At pallium Mass, Cupich calls for mercy toward nontraditional families

Archbishop Carlo Viganó formally presented the pallium to Archbishop Blase Cupich during a ceremony in Chicago on Aug. 23. (John Pham / Saint Joseph College Seminary)
Archbishop Carlo Viganó formally presented the pallium to Archbishop Blase Cupich during a ceremony in Chicago on Aug. 23.

By Michael O’Loughlin

CHICAGO – Catholics must avoid being rigid, embrace change, and show mercy, not harsh judgment, toward nontraditional families.

That was the message from Chicago’s Archbishop Blase CupichSunday afternoon after receiving his pallium, a wool stole that is a piece of liturgical regalia symbolizing his connection to the pope, from the papal ambassador to the United States.

In a 15-minute homily, Cupich said bishops and other Catholics should avoid “absolutizing one particular era” by remembering the richness and diversity of their faith.

At the same time, the Church should be “open to new avenues and creativity when it comes to accommodating families, particularly those who are broken, those who have suffered” and “not settle for solutions that no longer work, expressions that no longer inspire, and ways of working that stifle creativity and collaboration.”

He cited St. John XXIII, a reformer pope credited with ushering the Catholic Church into the modern era with his launch of the Second Vatican Council, and Pope Francis, highlighting his calls to protect the environment and to find new approaches to pastoral ministry.

Cupich said that John XXIII, canonized by Francis last year, “called the entire Church to a fresh appreciation of the ancient teaching of the medicine of mercy in an era when many in the Church preferred the narrow path of severity and condemnation.”

Cupich’s remarks were delivered just weeks before Pope Francis’ visit to the United States next month and the Synod on the Family at the Vatican in October, to which Cupich is expected to be named a delegate by Pope Francis.

It’s at the synod that bishops will continue a discussion of family life, including hot-button topics such as Communion for divorced-and-remarried Catholics, contraception, and sexuality — discussions that began last fall.

It was against this backdrop that Cupich described the Church today as “a community that goes after the lost sheep.”

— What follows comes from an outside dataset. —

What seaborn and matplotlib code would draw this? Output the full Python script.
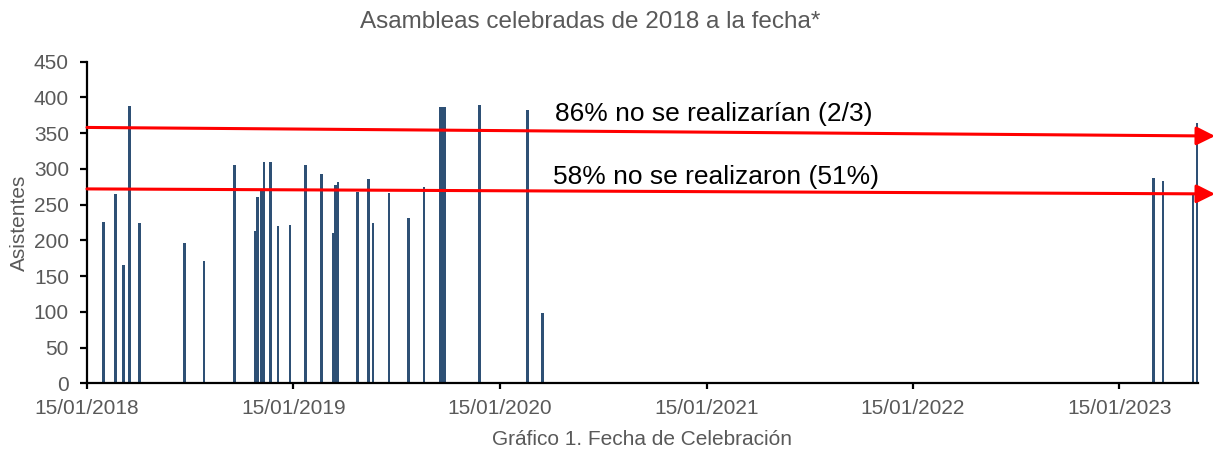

“The task is not just to find them and bring them home,” he said, “but to lift them up high, to shoulder level, where they can begin to see and live a new life, a life of faith.”

Speaking to nearly 20 other bishops, dozens of priests from across Illinois and from his former diocese of Spokane, Wash., and to hundreds of worshipers gathered in the pews, Cupich said the Petrine ministry reminds us “of the whole story of God’s mighty deeds, which continues to develop in every age under the guidance of the Holy Spirit.”

Sunday’s nearly two-hour ceremony marked a new way of conferring the pallium — a white wool stole — on archbishops.

For more than three decades, newly appointed archbishops traveled to Rome to receive the stole each June 29, the feast of Saints Peter and Paul, but Pope Francis announced changes earlier this year.

Although Cupich and other newly appointed archbishops received their palliums when they traveled to Rome in June, they do not don them until the pope’s US ambassador, or nuncio, presents the stole formally during a ceremony in the bishops’ home archdioceses.

The pallium contains six black crosses, three of which are adorned with gold pins symbolizing the nails used in Jesus’ crucifixion. Some of the wool is taken from lambs the pope blessed on the feast of St. Agnes, and the ends are colored black to mimic a lamb’s hoof, symbolic of an archbishop’s role as shepherd.

Archbishop Carlo Viganó, the nuncio, called the pallium “a symbol of unity of your archbishop with the Holy Father.”

Cupich was appointed by Pope Francis to lead the nation’s third largest archdiocese — the Chicago area boasts more than 2 million Catholics — last November. The two met for the first time during a lengthy tête-à-tête in Rome in June.